Senior CDU MP proposes to bring forward ESM
Among the many ideas currently discussed in the context of the eurozone crisis management is bringing forward the introduction of the ESM from mid-2013 to 2012. Reuters has the story that Nobert Barthle, a Christian Democrat MP and member of the Bundestag’s budget committee, wants the ESM sooner because of the collective action clauses, which he said “would be extremely helpful.” The implication is, of course, that this would allow a much earlier Greek default.
Historic defeat for Sarkozy in Senat elections
Nicolas Sarkozy suffered a historic defeat in Sunday’s election for the Senate, the French upper house, Le Monde online and Le Figaro report. For the first time since 1958, the right wing dominated Senate is shifting to the left, with 175 left-wing Senators out of 348 according to first provisional figures. Seven months before the first round of next year’s presidential elections this result does not bode well for Sarkozy’s attempt to get re-elected next year. There is no major legislation outstanding that a left-wing Senate could delay, but losing his majority there would bury Sarkozy’s grand plan to get a budget-balancing debt rule written into the French constitution, Reuters reports.
IMF wants to increase its ressources
At its annual meeting the IMF launched a process that may well lead to an increase in its resources from currently €940bn to €1300bn, Frankfurter Allgemeine Zeitung reports. “Our credit capacity of €400bn may look comfortable today but it fades compared to the potential financing needs of endangered countries”, IMF MD Christine Lagarde is quoted. According to the paper Lagarde follows her predecessor DSK’s strategy for the fund to offer protection to as many countries as possible. The IMFC asked Lagarde to provide a report on the issue within the next year and a decision will be taken afterwards. One of the reasons for Lagarde’s push is that she wants to enable the IMF to be useful for short term liquidity shortages and to be able to shield concerned countries from contagion. Such a concept is part of a set of ideas that are being drawn up at the moment in the G20 context of the reform of the international monetary system.
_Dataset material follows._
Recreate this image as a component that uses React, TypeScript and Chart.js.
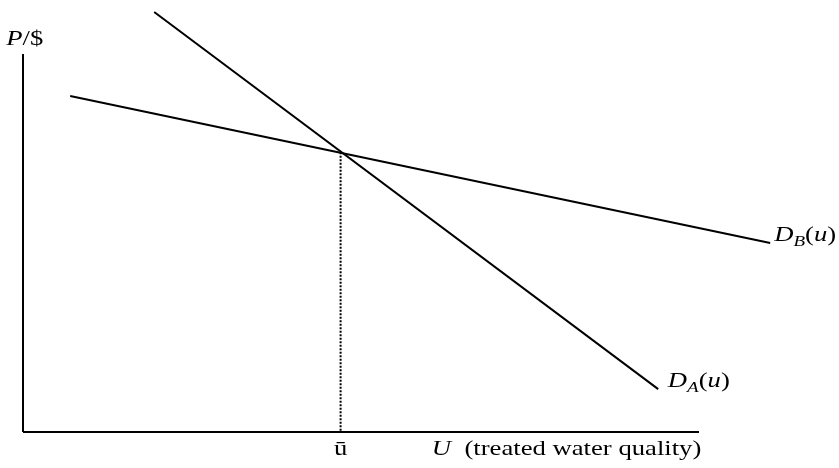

Greeks positive about the eurozone, but lost faith in Papandreou’s crisis management
Greeks have a positive view of the eurozone, according to a recent opinion poll . Kathimerini (hat tip Wall Street Journal) reports that 63% of Greeks have a “positive” opinion of the euro and 66% say that re-adoption of the drachma would be a negative development for the country. Some 59% of respondents also said it is unlikely that Greece will leave the euro zone. Compared to the last poll the acceptance increased by 5pp over the last three months. At the same time, only 17% of the public had faith in incumbent George Papandreou to manage the country’s financial crisis. Only 26% of Greeks held a positive opinion of the position taken by the conservative opposition leader Antonis Samaras in response to the crisis.
Indian central bank governor thinks Greece is insolvent
Talking to Financial Times Deutschland the Indian central bank governor asks the euro countries to finally get their act together. “The most important message is that they have to fight the crisis of confidence”, Dawuri Subbarao told the paper and added that the fear of contagion was high in the emerging economies. The governor said the euro governments had to provide the markets with clarity. “Those countries in the eurozone that are insolvent or are thought to be insolvent, must get their debt restructured” he said adding that he had the impression “that Greece could use a restructuring.” In Portugal and Ireland, Subbarao added, there does not seem to be a solvency problem.